FIGURE 3.  Purified protein can convert the [psi- ] state of yeast to [PSI+ ]. 

The ability of yeast to form the [PSI ] prion state depends on the yeast’s genetic background. The yeast must be [PIN ] in order for the [PSI ] state to form. The [PIN ] condition itself is an epigenetic state. It can be created by the formation of prions from any one of several different proteins. These proteins share a key characteristic of Sup35, which is that they have Gln/Asn-rich domains. Overexpression of these domains in yeast stimulates formation of the [PSI ] state. This suggests that there is a common model for the formation of the prion state that How does the presence of one Gln/Asn protein influence the formation of prions by another? We know that the formation of Sup35 prions is specific to Sup35 protein; that is, it does not occur by cross-aggregation with other proteins. This suggests that the yeast cell may contain soluble proteins that antagonize prion formation. These proteins are not specific for any one prion. As a
result, the introduction of any Gln/Asn-domain protein that interacts with these proteins will reduce the concentration. This will allow other Gln/Asn proteins to aggregate more easily.

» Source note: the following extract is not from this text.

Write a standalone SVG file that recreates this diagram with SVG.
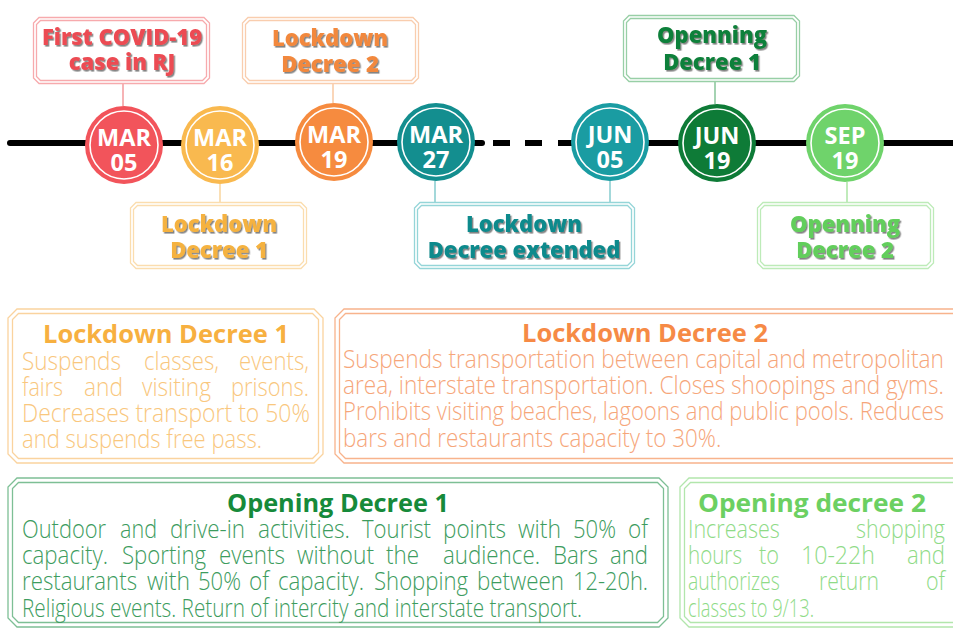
<svg xmlns="http://www.w3.org/2000/svg" width="953" height="628" viewBox="0 0 953 628">
<style>
  .bg{fill:#fff}
  .frame{fill:none;stroke-width:1.3}
  .lbl{font-family:"Open Sans","Liberation Sans",sans-serif;font-weight:800;font-size:22px;text-anchor:middle;filter:url(#sh)}
  .date{font-family:"Open Sans","Liberation Sans",sans-serif;font-weight:700;font-size:23.5px;fill:#fff;text-anchor:middle}
  .ring{fill:none;stroke:#fff;stroke-width:1.6}
  .ttl{font-family:"Open Sans","Liberation Sans",sans-serif;font-weight:700;font-size:25px}
  .body{font-family:"Open Sans","Liberation Sans",sans-serif;font-weight:300;font-size:25px}
  .conn{stroke-width:1.5;fill:none}
  .axis{stroke:#000;stroke-width:6;fill:none}
</style>
<defs>
  <filter id="sh" x="-10%" y="-30%" width="120%" height="160%">
    <feDropShadow dx="1.4" dy="1.6" stdDeviation="0.7" flood-color="#333" flood-opacity="0.6"/>
  </filter>
  <!-- double chamfered frame used by the small event labels -->
  <g id="lf">
    <path d="M6,0.5 H171 L176.5,6 V61 L171,66.5 H6 L0.5,61 V6 Z"/>
    <path d="M7.5,3.5 H169.5 L173.5,7.5 V59.5 L169.5,63.5 H7.5 L3.5,59.5 V7.5 Z"/>
  </g>
</defs>
<rect class="bg" width="953" height="628"/>

<!-- timeline axis and connectors -->
<g id="connectors">
  <path class="axis" d="M10,143 H482" stroke-linecap="round"/>
  <path class="axis" d="M493,143 H510 M525,143 H542 M558,143 H953"/>
  <path class="conn" stroke="#F39A9D" d="M123,84 V106"/>
  <path class="conn" stroke="#F9C9A2" d="M333,84 V103"/>
  <path class="conn" stroke="#F9D49C" d="M220,184 V202"/>
  <path class="conn" stroke="#84CBCE" d="M435,181 V202"/>
  <path class="conn" stroke="#84CBCE" d="M610,181 V202"/>
  <path class="conn" stroke="#86C598" d="M715,82 V104"/>
  <path class="conn" stroke="#ABE4A5" d="M847,182 V202"/>
</g>

<!-- dates on the axis -->
<g id="mar05"><circle cx="124" cy="145" r="39" fill="#F2545B"/><circle class="ring" cx="124" cy="145" r="34"/><text class="date" x="124" y="146">MAR</text><text class="date" x="124" y="171">05</text></g>
<g id="mar16"><circle cx="220" cy="145" r="39" fill="#F9B94F"/><circle class="ring" cx="220" cy="145" r="34"/><text class="date" x="220" y="146">MAR</text><text class="date" x="220" y="171">16</text></g>
<g id="mar19"><circle cx="334" cy="142" r="39" fill="#F68B3F"/><circle class="ring" cx="334" cy="142" r="34"/><text class="date" x="334" y="143">MAR</text><text class="date" x="334" y="168">19</text></g>
<g id="mar27"><circle cx="436" cy="142" r="39" fill="#138E8F"/><circle class="ring" cx="436" cy="142" r="34"/><text class="date" x="436" y="143">MAR</text><text class="date" x="436" y="168">27</text></g>
<g id="jun05"><circle cx="610" cy="142" r="39" fill="#1A9CA2"/><circle class="ring" cx="610" cy="142" r="34"/><text class="date" x="610" y="143">JUN</text><text class="date" x="610" y="168">05</text></g>
<g id="jun19"><circle cx="717" cy="143" r="39" fill="#0E7B37"/><circle class="ring" cx="717" cy="143" r="34"/><text class="date" x="717" y="144">JUN</text><text class="date" x="717" y="169">19</text></g>
<g id="sep19"><circle cx="845" cy="143" r="39" fill="#6FD36B"/><circle class="ring" cx="845" cy="143" r="34"/><text class="date" x="845" y="144">SEP</text><text class="date" x="845" y="169">19</text></g>

<!-- event labels -->
<g id="label-first-case">
  <use href="#lf" transform="translate(33,17)" class="frame" stroke="#F7AAAD"/>
  <text class="lbl" x="122" y="45" fill="#EC4B52">First COVID-19</text>
  <text class="lbl" x="122" y="70" fill="#EC4B52">case in RJ</text>
</g>
<g id="label-lockdown-2">
  <use href="#lf" transform="translate(242,17)" class="frame" stroke="#F9CDAE"/>
  <text class="lbl" x="330" y="46" fill="#F2883C">Lockdown</text>
  <text class="lbl" x="330" y="72" fill="#F2883C">Decree 2</text>
</g>
<g id="label-lockdown-1">
  <use href="#lf" transform="translate(130,202)" class="frame" stroke="#FBDDAE"/>
  <text class="lbl" x="219" y="232" fill="#F5B23F">Lockdown</text>
  <text class="lbl" x="219" y="258" fill="#F5B23F">Decree 1</text>
</g>
<g id="label-extended">
  <path class="frame" stroke="#95D5D8" d="M420,202.5 H629 L634.5,208 V263 L629,268.5 H420 L414.5,263 V208 Z M421.5,205.5 H627.5 L631.5,209.5 V261.5 L627.5,265.5 H421.5 L417.5,261.5 V209.5 Z"/>
  <text class="lbl" x="524" y="232" fill="#108A8C">Lockdown</text>
  <text class="lbl" x="524" y="258" fill="#108A8C">Decree extended</text>
</g>
<g id="label-opening-1">
  <use href="#lf" transform="translate(623,15)" class="frame" stroke="#98CFA6"/>
  <text class="lbl" x="712" y="43" fill="#11803A">Openning</text>
  <text class="lbl" x="712" y="70" fill="#11803A">Decree 1</text>
</g>
<g id="label-opening-2">
  <use href="#lf" transform="translate(757,202)" class="frame" stroke="#BDEBB8"/>
  <text class="lbl" x="845" y="232" fill="#62CE5B">Openning</text>
  <text class="lbl" x="845" y="258" fill="#62CE5B">Decree 2</text>
</g>

<!-- decree details -->
<g id="detail-lockdown-1">
  <path class="frame" stroke="#FAD39E" d="M17,309 H314 L323,318 V454 L314,463 H17 L8,454 V318 Z M18.5,313.5 H312.5 L318.5,319.5 V452.5 L312.5,458.5 H18.5 L12.5,452.5 V319.5 Z"/>
  <text class="ttl" x="43" y="343" textLength="246" lengthAdjust="spacingAndGlyphs" fill="#F7B040">Lockdown Decree 1</text>
  <g class="body" fill="#F9C77E">
    <text x="22" y="370" textLength="99" lengthAdjust="spacingAndGlyphs">Suspends</text>
    <text x="144" y="370" textLength="75" lengthAdjust="spacingAndGlyphs">classes,</text>
    <text x="239" y="370" textLength="70" lengthAdjust="spacingAndGlyphs">events,</text>
    <text x="22" y="396" textLength="41" lengthAdjust="spacingAndGlyphs">fairs</text>
    <text x="84" y="396" textLength="39" lengthAdjust="spacingAndGlyphs">and</text>
    <text x="142" y="396" textLength="69" lengthAdjust="spacingAndGlyphs">visiting</text>
    <text x="231" y="396" textLength="78" lengthAdjust="spacingAndGlyphs">prisons.</text>
    <text x="22" y="422" textLength="288" lengthAdjust="spacingAndGlyphs">Decreases transport to 50%</text>
    <text x="22" y="448" textLength="240" lengthAdjust="spacingAndGlyphs">and suspends free pass.</text>
  </g>
</g>
<g id="detail-lockdown-2">
  <path class="frame" stroke="#F8B38C" d="M344,309 H956 L965,318 V454 L956,463 H344 L335,454 V318 Z M345.5,313.5 H954.5 L960.5,319.5 V452.5 L954.5,458.5 H345.5 L339.5,452.5 V319.5 Z"/>
  <text class="ttl" x="522" y="342" textLength="246" lengthAdjust="spacingAndGlyphs" fill="#F68A46">Lockdown Decree 2</text>
  <!-- body set in a horizontally condensed frame starting at x=343 -->
  <g class="body" fill="#F6A67A" transform="translate(343,0) scale(0.85,1)">
    <text x="0" y="368" textLength="707" lengthAdjust="spacingAndGlyphs">Suspends transportation between capital and metropolitan</text>
    <text x="0" y="394" textLength="707" lengthAdjust="spacingAndGlyphs">area, interstate transportation. Closes shoopings and gyms.</text>
    <text x="0" y="420" textLength="707" lengthAdjust="spacingAndGlyphs">Prohibits visiting beaches, lagoons and public pools. Reduces</text>
    <text x="0" y="447" textLength="445" lengthAdjust="spacingAndGlyphs">bars and restaurants capacity  to 30%.</text>
  </g>
</g>
<g id="detail-opening-1">
  <path class="frame" stroke="#7DBF95" d="M17,478 H659 L668,487 V618 L659,627 H17 L8,618 V487 Z M18.5,482.5 H657.5 L663.5,488.5 V616.5 L657.5,622.5 H18.5 L12.5,616.5 V488.5 Z"/>
  <text class="ttl" x="227" y="512" textLength="222" lengthAdjust="spacingAndGlyphs" fill="#168A3A">Opening Decree 1</text>
  <g class="body" fill="#3D9C5E">
    <text x="22" y="538" textLength="84" lengthAdjust="spacingAndGlyphs">Outdoor</text>
    <text x="120" y="538" textLength="37" lengthAdjust="spacingAndGlyphs">and</text>
    <text x="170" y="538" textLength="75" lengthAdjust="spacingAndGlyphs">drive-in</text>
    <text x="258" y="538" textLength="92" lengthAdjust="spacingAndGlyphs">activities.</text>
    <text x="362" y="538" textLength="69" lengthAdjust="spacingAndGlyphs">Tourist</text>
    <text x="443" y="538" textLength="63" lengthAdjust="spacingAndGlyphs">points</text>
    <text x="518" y="538" textLength="43" lengthAdjust="spacingAndGlyphs">with</text>
    <text x="573" y="538" textLength="43" lengthAdjust="spacingAndGlyphs">50%</text>
    <text x="628" y="538" textLength="20" lengthAdjust="spacingAndGlyphs">of</text>
    <text x="22" y="564" textLength="86" lengthAdjust="spacingAndGlyphs">capacity.</text>
    <text x="122" y="564" textLength="84" lengthAdjust="spacingAndGlyphs">Sporting</text>
    <text x="219" y="564" textLength="66" lengthAdjust="spacingAndGlyphs">events</text>
    <text x="297" y="564" textLength="77" lengthAdjust="spacingAndGlyphs">without</text>
    <text x="386" y="564" textLength="33" lengthAdjust="spacingAndGlyphs">the</text>
    <text x="443" y="564" textLength="97" lengthAdjust="spacingAndGlyphs">audience.</text>
    <text x="553" y="564" textLength="45" lengthAdjust="spacingAndGlyphs">Bars</text>
    <text x="610" y="564" textLength="38" lengthAdjust="spacingAndGlyphs">and</text>
    <text x="22" y="590" textLength="115" lengthAdjust="spacingAndGlyphs">restaurants</text>
    <text x="147" y="590" textLength="43" lengthAdjust="spacingAndGlyphs">with</text>
    <text x="198" y="590" textLength="43" lengthAdjust="spacingAndGlyphs">50%</text>
    <text x="249" y="590" textLength="20" lengthAdjust="spacingAndGlyphs">of</text>
    <text x="278" y="590" textLength="86" lengthAdjust="spacingAndGlyphs">capacity.</text>
    <text x="374" y="590" textLength="94" lengthAdjust="spacingAndGlyphs">Shopping</text>
    <text x="477" y="590" textLength="87" lengthAdjust="spacingAndGlyphs">between</text>
    <text x="573" y="590" textLength="75" lengthAdjust="spacingAndGlyphs">12-20h.</text>
    <text x="22" y="617" textLength="560" lengthAdjust="spacingAndGlyphs">Religious events. Return of intercity and interstate transport.</text>
  </g>
</g>
<g id="detail-opening-2">
  <path class="frame" stroke="#B2E6AC" d="M689,478 H956 L965,487 V618 L956,627 H689 L680,618 V487 Z M690.5,482.5 H954.5 L960.5,488.5 V616.5 L954.5,622.5 H690.5 L684.5,616.5 V488.5 Z"/>
  <text class="ttl" x="698" y="512" textLength="228" lengthAdjust="spacingAndGlyphs" fill="#6CD062">Opening decree 2</text>
  <!-- body set in a horizontally condensed frame starting at x=688 -->
  <g class="body" fill="#8FDB87" transform="translate(688,0) scale(0.85,1)">
    <text x="0" y="538" textLength="108" lengthAdjust="spacingAndGlyphs">Increases</text>
    <text x="197.6" y="538" textLength="104.7" lengthAdjust="spacingAndGlyphs">shopping</text>
    <text x="0" y="564" textLength="63.5" lengthAdjust="spacingAndGlyphs">hours</text>
    <text x="83.5" y="564" textLength="23.5" lengthAdjust="spacingAndGlyphs">to</text>
    <text x="132.9" y="564" textLength="87.1" lengthAdjust="spacingAndGlyphs">10-22h</text>
    <text x="257.6" y="564" textLength="44.7" lengthAdjust="spacingAndGlyphs">and</text>
    <text x="0" y="590" textLength="108" lengthAdjust="spacingAndGlyphs">authorizes</text>
    <text x="154.1" y="590" textLength="70.6" lengthAdjust="spacingAndGlyphs">return</text>
    <text x="280" y="590" textLength="22.4" lengthAdjust="spacingAndGlyphs">of</text>
    <text x="0" y="617" textLength="148.2" lengthAdjust="spacingAndGlyphs">classes to 9/13.</text>
  </g>
</g>
</svg>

Prions have recently been linked to chromatin-remodeling factors. Swi1 is a subunit of the SWI/SNF chromatin-remodeling complex (see the Eukaryotic Transcription Regulation chapter), and this protein can become a prion. Swi1 aggregates in [SWI ] cells but not in nonprion cells, and is dominantly and cytoplasmically transmitted. This suggests that inheritance through proteins can impact chromatin remodeling and potentially affect gene regulation throughout the genome.